Ergens is het toch ook zo dat je je kinderen wilt laten kennismaken met het speelgoed dat jou gelukkig maakte. Ik was zot van knutselen dus ik zal sneller geneigd zijn om naar knutselmateriaal te grijpen dan naar een poppen. Mijn man is dan weer opgegroeid met Lego, dus hij zal blijer worden wanneer er een doos Lego onder de kerstboom ligt (voor de kinderen, he). Dit maakte ons vroeger gelukkig, dus waarom onze kleine niet ook? Leggen we dan onze voorkeur op bij ons kind? Of hebben eigenlijk ónze ouders dat gedaan door ons met dat speelgoed te laten spelen?
Volgens mij is het punt gewoon dat we onze kinderen gelukkig willen maken. Trouwens, op school en/of in de opvang zullen ze genoeg ander speelgoed te zien krijgen om mee te spelen. Het keukentje en de poppenwagen zijn al goedgekeurd, maar ook de autootjes en blokken.
Labeltjes plakken
Oké, de hokjes worden dus afgeschaft want niet iedereen past in een hokje. Iedereen is uniek… en hoe geven we dat aan? Met labeltjes. De muren van de hokjes worden opengebroken, alles is één grote fluïde ruimte geworden. Maar als verdedigingsmechanisme schuilen de mensen nog graag achter hun labeltjes.

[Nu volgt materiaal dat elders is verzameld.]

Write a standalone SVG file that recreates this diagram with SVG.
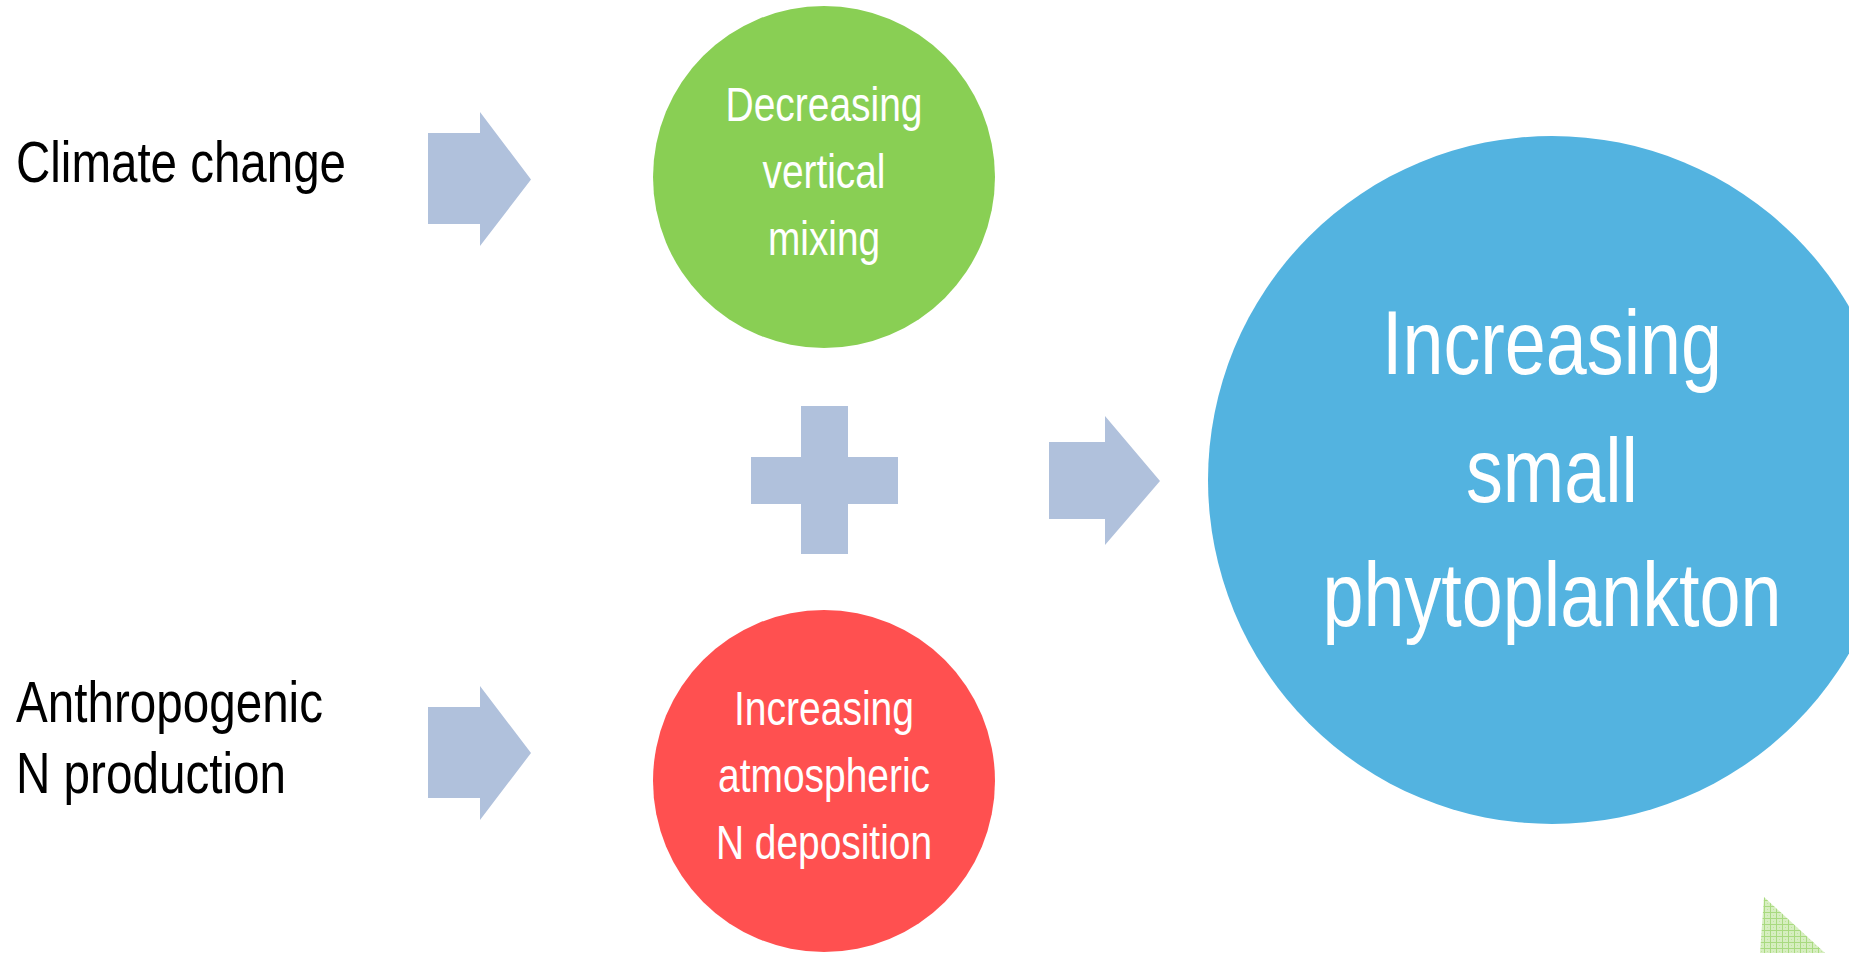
<svg xmlns="http://www.w3.org/2000/svg" width="1851" height="953" viewBox="0 0 1851 953">
  <defs>
    <style>
      .label { font-family: "Liberation Sans Narrow", "Liberation Sans", Arial, sans-serif; }
      .dark { fill: #000000; font-size: 58px; }
      .light { fill: #ffffff; font-size: 47.5px; text-anchor: middle; }
      .big { fill: #ffffff; font-size: 90px; text-anchor: middle; }
      .flow { fill: #B0C1DC; }
    </style>
    <clipPath id="page-edge">
      <rect x="0" y="0" width="1849" height="953"/>
    </clipPath>
    <pattern id="mesh" width="6" height="6" patternUnits="userSpaceOnUse">
      <rect width="6" height="6" fill="#D6EEC0"/>
      <rect x="0" y="0" width="6" height="1" fill="#A9DA80"/>
      <rect x="0" y="0" width="1" height="6" fill="#A9DA80"/>
      <rect x="3" y="3" width="1" height="1" fill="#BFE49C"/>
    </pattern>
  </defs>

  <rect width="1851" height="953" fill="#ffffff"/>

  <!-- driver labels -->
  <g id="climate-change">
    <text class="label dark" x="16" y="182" textLength="330" lengthAdjust="spacingAndGlyphs">Climate change</text>
  </g>
  <g id="anthropogenic-n">
    <text class="label dark" x="16" y="722" textLength="307" lengthAdjust="spacingAndGlyphs">Anthropogenic</text>
    <text class="label dark" x="16" y="793" textLength="270" lengthAdjust="spacingAndGlyphs">N production</text>
  </g>

  <!-- process circles -->
  <g id="vertical-mixing">
    <circle cx="824" cy="177" r="171" fill="#89CF54"/>
    <text class="label light" x="824" y="121" textLength="197" lengthAdjust="spacingAndGlyphs">Decreasing</text>
    <text class="label light" x="824" y="188" textLength="123" lengthAdjust="spacingAndGlyphs">vertical</text>
    <text class="label light" x="824" y="255" textLength="112" lengthAdjust="spacingAndGlyphs">mixing</text>
  </g>
  <g id="n-deposition">
    <circle cx="824" cy="781" r="171" fill="#FF5050"/>
    <text class="label light" x="824" y="725" textLength="180" lengthAdjust="spacingAndGlyphs">Increasing</text>
    <text class="label light" x="824" y="792" textLength="212" lengthAdjust="spacingAndGlyphs">atmospheric</text>
    <text class="label light" x="824" y="859" textLength="216" lengthAdjust="spacingAndGlyphs">N deposition</text>
  </g>

  <!-- outcome circle, cut by the right page edge -->
  <g id="small-phytoplankton">
    <circle cx="1552" cy="480" r="344" fill="#53B3E0" clip-path="url(#page-edge)"/>
    <text class="label big" x="1552" y="374" textLength="340" lengthAdjust="spacingAndGlyphs">Increasing</text>
    <text class="label big" x="1552" y="502" textLength="172" lengthAdjust="spacingAndGlyphs">small</text>
    <text class="label big" x="1552" y="626" textLength="459" lengthAdjust="spacingAndGlyphs">phytoplankton</text>
  </g>

  <!-- block arrows and the plus sign -->
  <g id="connectors">
    <polygon class="flow" points="428,133 480,133 480,112 531,179.5 480,246 480,224 428,224"/>
    <polygon class="flow" points="428,707 480,707 480,686 531,753 480,820 480,798 428,798"/>
    <g id="plus">
      <rect class="flow" x="751" y="457" width="147" height="47"/>
      <rect class="flow" x="801" y="406" width="47" height="148"/>
    </g>
    <polygon class="flow" points="1049,442 1105,442 1105,416 1160,481 1105,545 1105,519 1049,519"/>
  </g>

  <!-- corner decoration -->
  <polygon points="1764,897 1825,953 1760,953" fill="url(#mesh)"/>
</svg>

Mensen willen niet gescheiden worden van de rest (d.m.v. een hokje) maar ze willen wel onderscheiden worden (d.m.v. een label). Allemaal prima, maar er zijn ook grenzen. Soms past iedereen gewoon niet in het grote universele hok. Neem nu het voorbeeld van een klas. “Andere” kinderen bij “gewone” kinderen in de klas is goed, zo hoort het om een realistisch beeld te geven van de maatschappij. Maar wanneer kinderen benadeeld gaan worden omdat een “ander” kind alle aandacht nodig heeft, komt dit volgens mij niemand ten goede. Te veel kindjes met een handleiding kan verwarrend zijn. Soms is er gewoon meer hulp nodig. Alles heeft zijn grenzen en overal zijn uitzonderingen.

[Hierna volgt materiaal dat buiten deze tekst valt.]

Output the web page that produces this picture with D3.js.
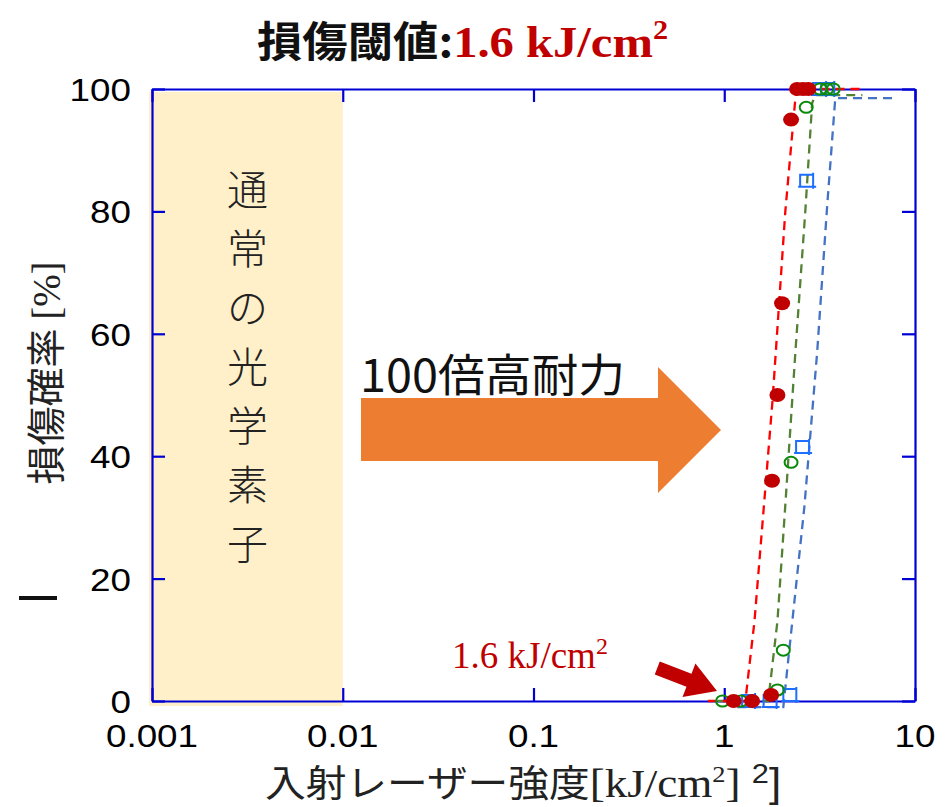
<!DOCTYPE html>
<html>
<head>
<meta charset="utf-8">
<script src="https://cdn.jsdelivr.net/npm/d3@7"></script>
<style>
  body { margin: 0; background: #fff; }
  svg { display: block; }
</style>
</head>
<body>
<div class="canvas"></div>
<script>
// ---- data ----
const xTicks = [0.001, 0.01, 0.1, 1, 10];
const xTickLabels = ["0.001", "0.01", "0.1", "1", "10"];
const yTicks = [0, 20, 40, 60, 80, 100];

// measured points (intensity kJ/cm2, damage probability %)
const redX = [1.12, 1.40, 1.76, 1.78, 1.90, 2.01, 2.24, 2.41, 2.59, 2.76];
const redY = [0, 0, 1, 36, 50, 65, 95, 100, 100, 100];
const greenX = [0.98, 1.22, 1.90, 2.04, 2.24, 2.69, 3.18, 3.45, 3.73];
const greenY = [0, 0, 1.8, 8.3, 39, 97, 100, 100, 100];
const blueX = [1.35, 1.75, 2.22, 2.59, 2.72, 3.18, 3.51];
const blueY = [0, 0, 1, 41.5, 85, 100, 100];

// dashed fit curves
const redFitX = [0.82, 1.29, 1.44, 1.79, 2.09, 2.36, 2.42, 5.2];
const redFitY = [0, 0, 13, 49, 80, 98.5, 100, 100];
const greenFitX = [0.92, 1.70, 1.90, 2.09, 2.36, 2.66, 2.89, 3.0, 5.3];
const greenFitY = [0, 0, 13, 32, 57, 80, 97.7, 99, 99];
const blueFitX = [1.17, 2.04, 2.11, 2.63, 3.07, 3.46, 3.82, 3.95, 8.1];
const blueFitY = [-1, -1, 3.4, 31.7, 57, 80.7, 98.5, 98.5, 98.5];

const dims = { width: 949, height: 807 };
const plot = { left: 152, right: 915, top: 89, bottom: 701 };
const frameColor = "#0000d4";
const sans = "'Liberation Sans', Arial, sans-serif";
const jp = "'Noto Sans CJK JP', sans-serif";
const serif = "'Liberation Serif', 'Times New Roman', serif";

const svg = d3
  .select(".canvas")
  .append("svg")
  .attr("width", dims.width)
  .attr("height", dims.height);

const x = d3.scaleLog().domain([0.001, 10]).range([plot.left, plot.right]);
const y = d3.scaleLinear().domain([0, 100]).range([plot.bottom, plot.top]);

// cream band (normal optics region)
svg
  .append("rect")
  .attr("x", x(0.001) - 3)
  .attr("y", y(100) + 3)
  .attr("width", x(0.01) - x(0.001) + 3)
  .attr("height", y(0) - y(100) + 2)
  .attr("fill", "#fff0c9");

// vertical text in the band
const bandText = "通常の光学素子".split("");
svg
  .append("g")
  .selectAll("text")
  .data(bandText)
  .enter()
  .append("text")
  .attr("x", (x(0.001) + x(0.01)) / 2)
  .attr("y", (d, i) => 205 + i * 59)
  .attr("text-anchor", "middle")
  .attr("font-family", jp)
  .attr("font-size", 41)
  .attr("font-weight", 300)
  .attr("fill", "#222")
  .text((d) => d);

// frame + inward ticks
const tick = 13;
const axes = [
  { ax: d3.axisBottom(x).tickValues(xTicks), t: `translate(0,${plot.bottom})` },
  { ax: d3.axisTop(x).tickValues(xTicks), t: `translate(0,${plot.top})` },
  { ax: d3.axisLeft(y).tickValues(yTicks), t: `translate(${plot.left},0)` },
  { ax: d3.axisRight(y).tickValues(yTicks), t: `translate(${plot.right},0)` },
];
axes.forEach((a) => {
  const g = svg
    .append("g")
    .attr("transform", a.t)
    .call(a.ax.tickSizeInner(-tick).tickSizeOuter(0).tickFormat(""));
  g.selectAll("path, line").attr("stroke", frameColor).attr("stroke-width", 2.2);
});

// tick labels (slightly wide glyphs like the original)
svg
  .append("g")
  .selectAll("g")
  .data(xTicks)
  .enter()
  .append("g")
  .attr("transform", (d) => `translate(${x(d)},747) scale(1.15,1)`)
  .append("text")
  .attr("text-anchor", "middle")
  .attr("font-family", sans)
  .attr("font-size", 32)
  .text((d, i) => xTickLabels[i]);

svg
  .append("g")
  .selectAll("g")
  .data(yTicks)
  .enter()
  .append("g")
  .attr("transform", (d) => `translate(131,${y(d) + 12}) scale(1.15,1)`)
  .append("text")
  .attr("text-anchor", "end")
  .attr("font-family", sans)
  .attr("font-size", 32)
  .text((d) => d);

// orange arrow
const orange = [[361, 398], [658, 398], [658, 367], [721, 430], [658, 493], [658, 461], [361, 461]];
svg.append("polygon").attr("points", orange.join(" ")).attr("fill", "#ed7d31");

svg
  .append("g")
  .attr("transform", "translate(360,392) scale(1.04,1)")
  .append("text")
  .attr("font-family", jp)
  .attr("font-size", 45)
  .attr("fill", "#111")
  .text("100倍高耐力");

// fit curves
const line = d3
  .line()
  .x((d) => x(d[0]))
  .y((d) => y(d[1]));

const fits = [
  { xs: blueFitX, ys: blueFitY, color: "#4472c4" },
  { xs: greenFitX, ys: greenFitY, color: "#548235" },
  { xs: redFitX, ys: redFitY, color: "#ff0000" },
];
fits.forEach((f) => {
  svg
    .append("path")
    .datum(f.xs.map((v, i) => [v, f.ys[i]]))
    .attr("d", line)
    .attr("fill", "none")
    .attr("stroke", f.color)
    .attr("stroke-width", 2.3)
    .attr("stroke-dasharray", "9,6");
});

// blue open squares (with overshooting edges)
svg
  .append("g")
  .selectAll("path")
  .data(blueX.map((v, i) => [v, blueY[i]]))
  .enter()
  .append("path")
  .attr("transform", (d) => `translate(${x(d[0])},${y(d[1])})`)
  .attr("d", "M-7,-6H6V6H-7Z M-9,6H9 M6,-8V8")
  .attr("fill", "none")
  .attr("stroke", "#1e6fff")
  .attr("stroke-width", 2);

// green open circles
svg
  .append("g")
  .selectAll("ellipse")
  .data(greenX.map((v, i) => [v, greenY[i]]))
  .enter()
  .append("ellipse")
  .attr("cx", (d) => x(d[0]))
  .attr("cy", (d) => y(d[1]))
  .attr("rx", 6.5)
  .attr("ry", 5.5)
  .attr("fill", "none")
  .attr("stroke", "#0a8a0a")
  .attr("stroke-width", 2);

// red filled circles
svg
  .append("g")
  .selectAll("ellipse")
  .data(redX.map((v, i) => [v, redY[i]]))
  .enter()
  .append("ellipse")
  .attr("cx", (d) => x(d[0]))
  .attr("cy", (d) => y(d[1]))
  .attr("rx", 8)
  .attr("ry", 7)
  .attr("fill", "#c00000");

// threshold annotation + red arrow
const note = svg
  .append("text")
  .attr("x", 452)
  .attr("y", 668)
  .attr("font-family", serif)
  .attr("font-size", 37)
  .attr("fill", "#c00000");
note.append("tspan").text("1.6 kJ/cm");
note.append("tspan").attr("font-size", 24).attr("dy", -14).text("2");

svg
  .append("g")
  .attr("transform", "translate(717,691) rotate(21)")
  .append("polygon")
  .attr("points", "0,0 -30,-18 -30,-7 -64,-7 -64,7 -30,7 -30,18")
  .attr("fill", "#c00000");

// title
const title = svg
  .append("g")
  .attr("transform", "translate(257,57) scale(1.08,1)")
  .append("text")
  .attr("font-weight", "bold")
  .attr("font-size", 42);
title.append("tspan").attr("font-family", jp).attr("fill", "#111").text("損傷閾値:");
title.append("tspan").attr("font-family", serif).attr("fill", "#c00000").attr("font-size", 45).text("1.6 kJ/cm");
title
  .append("tspan")
  .attr("font-family", serif)
  .attr("fill", "#c00000")
  .attr("font-size", 28)
  .attr("dy", -18)
  .text("2");

// y axis label
const yl = svg
  .append("text")
  .attr("transform", "translate(60,373) rotate(-90)")
  .attr("text-anchor", "middle")
  .attr("font-size", 39)
  .attr("fill", "#222");
yl.append("tspan").attr("font-family", jp).text("損傷確率 ");
yl.append("tspan").attr("font-family", serif).text("[%]");

// stray dash left of the axis
svg
  .append("line")
  .attr("x1", 19)
  .attr("x2", 57)
  .attr("y1", 598)
  .attr("y2", 598)
  .attr("stroke", "#111")
  .attr("stroke-width", 4);

// x axis label
const xl = svg
  .append("g")
  .attr("transform", "translate(265,797) scale(1.1,1)")
  .append("text")
  .attr("font-size", 37)
  .attr("fill", "#222");
xl.append("tspan").attr("font-family", jp).text("入射レーザー強度");
xl.append("tspan").attr("font-family", serif).attr("font-size", 41).text("[kJ/cm");
xl.append("tspan").attr("font-family", serif).attr("font-size", 24).attr("dy", -15).text("2");
xl.append("tspan").attr("font-family", serif).attr("font-size", 41).attr("dy", 15).text("] ");
xl.append("tspan").attr("font-family", sans).attr("font-size", 28).attr("dy", -14).text("2");
xl.append("tspan").attr("font-family", sans).attr("font-size", 40).attr("dy", 14).text("]");
</script>
</body>
</html>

Volgens mij leven we in een wereld waarin iedereen uniek wilt zijn, maar niemand wilt anders zijn.
Trouwens, een kommaneuker zal overal een probleem in kunnen vinden.
°Rose zoekt haar oudste zoon en vind hem in zijn blauw met roze Frozen-tent°
x Rose x
2 reacties
Marieke - designful.nl
Mijn vriend en ik hebben onze zoon dit jaar ook een labeltje gegeven. Het labeltje ADHD. Niet omdat we dat zo graag willen, maar meer om hem hiermee verder te helpen. Vooral op school, want daar zit hij zichzelf het meeste in de weg. En dat is het eigenlijk. Hij zit ons niet in de weg en wij vinden hem niet uitermate druk, maar hij heeft zoveel chaos en drukte in zijn hoofd dat hij zichzelf en zijn concentratie in de weg zit. Uiteindelijk is iedereen er een stuk gelukkiger van geworden en ik ben blij dat we die beslissing gemaakt hebben.
Rose
Is hij nu gelukkiger omdat buitenstaanders hem begrijpen? Want ik kan me best wel voorstellen hoe vervelend het kan zijn als niemand de drukte in je hoofd begrijpt.